Centralized Logging for AMRIT: Scaling Observability Across a Distributed Infrastructure

Ivor D'Souza
04 Mins read
DevOps

Recently I had the opportunity to contribute to the AMRIT platform through the C4GT Community initiative, working on a mission-critical challenge: centralizing monitoring for their distributed services. With servers deployed nationwide, AMRIT faced significant observability hurdles — and designing a solution to tackle that was both technically rewarding and personally enriching. This open-source engagement pushed me to think holistically about system design, reliability, and the human side of infrastructure.

Getting Started: From GitHub Issue to Kickoff Call

I came across the opportunity through the C4GT community and applied via a GitHub issue that outlined the project goals. Having recently completed a project involving Elasticsearch, I felt confident that my skills aligned well with the challenge. I was thrilled when, a couple of weeks later, I received an email saying I had been selected.

What truly drew me to this project wasn’t just the technical stack — it was the mission behind it. AMRIT, supported by the team at PSMRI, is driven by a powerful vision: that digital health solutions should be accessible to everyone. As someone who deeply believes in the power of open-source technology to bridge systemic gaps, this principle deeply resonated with me. The idea that my contributions could help make public health systems more transparent and responsive — especially for underserved communities — made the work feel incredibly meaningful from day one.

We kicked things off with an introductory call with the team at PSMRI, where I was introduced to the system’s architecture and the project’s core objectives. It became clear that this wasn’t just about setting up a logging pipeline — it was about designing a solution that could scale, adapt, and ultimately support better healthcare outcomes through improved visibility and observability.

Diving In: Understanding the Landscape

Once onboarded, I began by familiarizing myself with AMRIT’s ecosystem consisting of over 20 interdependent services, each playing a critical role in delivering healthcare functionality. It was a lot to absorb, but the complexity also made it exciting.

To get hands-on, I set up a reproducible local environment using Docker. This helped me simulate the distributed system in a controlled setup, allowing for rapid experimentation without impacting production.

Facing Complexity, One Step at a Time

As I delved deeper into the project, understanding how the monitoring system would integrate with the existing API services wasn’t straightforward. Rather than trying to solve everything at once, I focused on building the system incrementally — making sure each part worked well before moving on to the next. It felt a lot like piecing together a giant puzzle, one that demanded both patience and curiosity.

There were plenty of challenges along the way, but what consistently helped was taking the time to build a solid mental model of the system. That clarity gave me the confidence to dig deeper, investigate issues thoroughly, and address problems at their root — not just apply temporary fixes.

The Outcome: A Scalable Solution with Real Impact

As the project came to a close, the results were clear. The centralized logging solution we implemented greatly improved how the team at AMRIT could track system performance and troubleshoot issues across their services. What once took a lot of manual effort to set up and maintain was now streamlined and automated, saving time and reducing the potential for errors.

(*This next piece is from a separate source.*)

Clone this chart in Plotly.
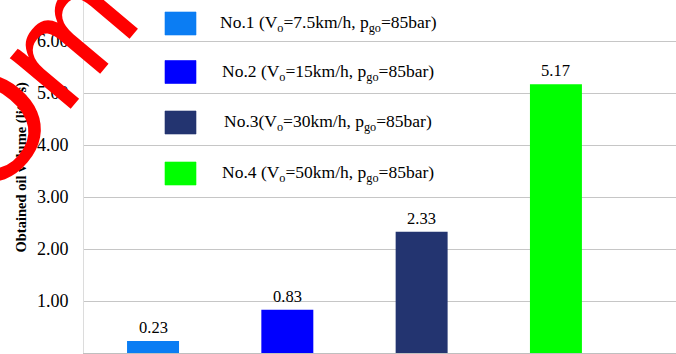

Once all the services were integrated with the logging solution, we were able to find a call spanning multiple services that took too long to complete - something that would have gone unnoticed if we saw it in isolation.

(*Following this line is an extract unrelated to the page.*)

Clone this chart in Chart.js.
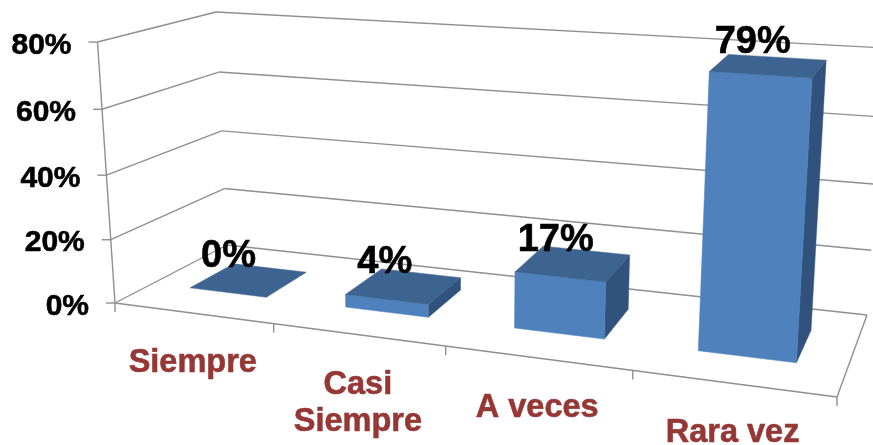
<!DOCTYPE html>
<html>
<head>
<meta charset="utf-8">
<style>html,body{margin:0;padding:0;background:#fff}canvas{display:block}</style>
<script src="https://cdn.jsdelivr.net/npm/chart.js@4"></script>
</head>
<body>
<canvas id="c" width="873" height="445"></canvas>
<script>
const categories = [["Siempre"], ["Casi", "Siempre"], ["A veces"], ["Rara vez"]];
const values = [0, 4, 17, 79];
const valueTicks = [0, 20, 40, 60, 80];

// 3D box of the chart room on screen: [u][depth][height]
const room = {
  f0: [115, 303], f1: [837, 397], b0: [227, 245], b1: [867, 315],
  tf0: [97.5, 42], tf1: [856, 93], tb0: [216, 12], tb1: [884, 48]
};
const perspective = 0.845;
const heightPerspective = 0.96;
const barDepth = [0.34, 0.745];
const FONT = '"Liberation Sans", Arial, sans-serif';
const GRID = '#8f8f8f';
let plotArea = null;

const lerp = (a, b, t) => [a[0] + (b[0] - a[0]) * t, a[1] + (b[1] - a[1]) * t];
const warp = (t, k) => t * k / (1 + t * (k - 1));
function project(u, d, v) {
  const s = warp(u, perspective);
  const bottom = lerp(lerp(room.f0, room.f1, s), lerp(room.b0, room.b1, s), d);
  const top = lerp(lerp(room.tf0, room.tf1, s), lerp(room.tb0, room.tb1, s), d);
  return lerp(bottom, top, warp(v, heightPerspective));
}
function line(ctx, a, b) {
  ctx.beginPath(); ctx.moveTo(a[0], a[1]); ctx.lineTo(b[0], b[1]); ctx.stroke();
}
function face(ctx, pts, color) {
  ctx.beginPath();
  pts.forEach((p, i) => i ? ctx.lineTo(p[0], p[1]) : ctx.moveTo(p[0], p[1]));
  ctx.closePath();
  ctx.fillStyle = color; ctx.fill();
  ctx.strokeStyle = color; ctx.lineWidth = 0.5; ctx.stroke();
}
function boldText(ctx, txt, x, y) {
  ctx.fillText(txt, x, y);
  ctx.strokeText(txt, x, y);
}

// Bars keep the library's own geometry (x, width, y, base) and are drawn as projected boxes.
Chart.BarElement.prototype.draw = function (ctx) {
  const area = plotArea;
  const u0 = (this.x - this.width / 2 - area.left) / area.width;
  const u1 = (this.x + this.width / 2 - area.left) / area.width;
  const v = (area.bottom - this.y) / area.height;
  const [d0, d1] = barDepth;
  ctx.save();
  if (v > 0) {
    face(ctx, [project(u1, d0, 0), project(u1, d1, 0), project(u1, d1, v), project(u1, d0, v)], '#30527c');
    face(ctx, [project(u0, d0, 0), project(u1, d0, 0), project(u1, d0, v), project(u0, d0, v)], '#4f81bd');
  }
  face(ctx, [project(u0, d0, v), project(u1, d0, v), project(u1, d1, v), project(u0, d1, v)], '#3d6491');
  ctx.restore();
};

const room3d = {
  id: 'room3d',
  beforeDatasetsDraw(chart) {
    const { ctx, scales: { x, y }, chartArea: area } = chart;
    plotArea = area;
    const frac = px => (area.bottom - px) / area.height;
    ctx.save();
    ctx.strokeStyle = GRID; ctx.lineWidth = 1.4;
    // Walls: gridlines from the value scale
    y.ticks.forEach((tick, i) => {
      const v = frac(y.getPixelForTick(i));
      const p = project(0, 0, v), q = project(0, 1, v), r = project(1, 1, v);
      line(ctx, [p[0] - 9, p[1]], p);
      line(ctx, p, q);
      line(ctx, q, r);
    });
    line(ctx, project(0, 0, 0), project(0, 0, 1));
    // Floor
    line(ctx, project(0, 0, 0), project(1, 0, 0));
    line(ctx, project(1, 0, 0), project(1, 1, 0));
    // Category ticks
    const n = x.ticks.length;
    for (let i = 0; i <= n; i++) {
      const p = project(i / n, 0, 0);
      line(ctx, p, [p[0], p[1] + 9]);
    }
    // Value labels
    ctx.fillStyle = '#000'; ctx.strokeStyle = '#000'; ctx.lineWidth = 0.6;
    ctx.font = 'bold 30px ' + FONT;
    ctx.textAlign = 'right'; ctx.textBaseline = 'alphabetic';
    y.ticks.forEach((tick, i) => {
      const p = project(0, 0, frac(y.getPixelForTick(i)));
      boldText(ctx, tick.label, p[0] - 26, p[1] + 11.5);
    });
    // Category labels
    ctx.fillStyle = '#953735'; ctx.strokeStyle = '#953735';
    ctx.font = 'bold 32.5px ' + FONT;
    ctx.textAlign = 'center';
    x.ticks.forEach((tick, i) => {
      const p = project((x.getPixelForTick(i) - area.left) / area.width, 0, 0);
      [].concat(tick.label).forEach((txt, k) => boldText(ctx, txt, p[0], p[1] + 59 + k * 37));
    });
    ctx.restore();
  },
  afterDatasetsDraw(chart) {
    const { ctx, chartArea: area } = chart;
    ctx.save();
    ctx.fillStyle = '#000'; ctx.strokeStyle = '#000'; ctx.lineWidth = 0.6;
    ctx.font = 'bold 38px ' + FONT;
    ctx.textAlign = 'center'; ctx.textBaseline = 'alphabetic';
    chart.getDatasetMeta(0).data.forEach((bar, i) => {
      const u = (bar.x - area.left) / area.width;
      const v = (area.bottom - bar.y) / area.height;
      const p = project(u, (barDepth[0] + barDepth[1]) / 2, v);
      boldText(ctx, chart.data.datasets[0].data[i] + '%', p[0] - 21 + 6 * u, p[1] - 13);
    });
    ctx.restore();
  }
};

new Chart(document.getElementById('c'), {
  type: 'bar',
  data: {
    labels: categories,
    datasets: [{ data: values, backgroundColor: '#4f81bd', barPercentage: 0.5, categoryPercentage: 1, clip: false }]
  },
  options: {
    responsive: false,
    animation: false,
    layout: { padding: { left: 115, right: 36, top: 42, bottom: 142 } },
    plugins: { legend: { display: false }, tooltip: { enabled: false } },
    scales: {
      x: { display: false, offset: true },
      y: {
        display: false,
        min: valueTicks[0],
        max: valueTicks[valueTicks.length - 1],
        ticks: { stepSize: valueTicks[1] - valueTicks[0], callback: v => v + '%' }
      }
    }
  },
  plugins: [room3d]
});
</script>
</body>
</html>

Looking back, I feel contented with the outcome of this project. It reinforced for me the importance of thoughtful, purpose-driven work. It wasn’t just about solving a technical problem — it was about contributing to a larger mission that could positively impact people’s lives.

Key Technical Details:

ECS Logging Configuration: Implemented standardized logging across all API services using Elastic Common Schema (ECS) for consistent log formatting.
Log Collection Infrastructure: Deployed Filebeat and APM agents to collect logs and traces from distributed servers, enabling comprehensive system monitoring.
Source Identification: The logs and traces were injected with an environment property to precisely identify log sources across multiple server locations.
Intelligent Log Management: Implemented an effective log sharding strategy to optimize index management and improve query efficiency, with a log retention policy for systematic data pruning and storage management.
Secure Access Control: Role based access control policy controls log and trace visibility for development teams.

About the Contributor

Ivor D’Souza is a Software Engineering masters student at the University of Limerick. His passion for DevOps, Data Engineering and Open Source technologies led him to contribute to AMRIT. With experience at Juspay and expertise in developing monitoring and logging solutions, Ivor is dedicated to improving healthcare accessibility.

Conclusion

The deployment of the ELK stack for monitoring on the AMRIT platform marks a pivotal step in enhancing operational visibility and reliability. By automating log retention, centralizing data collection, and simplifying access to critical insights, we have significantly reduced manual overhead and improved system scalability. This setup not only ensures seamless monitoring across distributed servers but also empowers our teams to proactively address issues, contributing to the platform’s stability and performance. It demonstrates how thoughtful integration of technology can drive meaningful impact, enabling better service delivery at scale.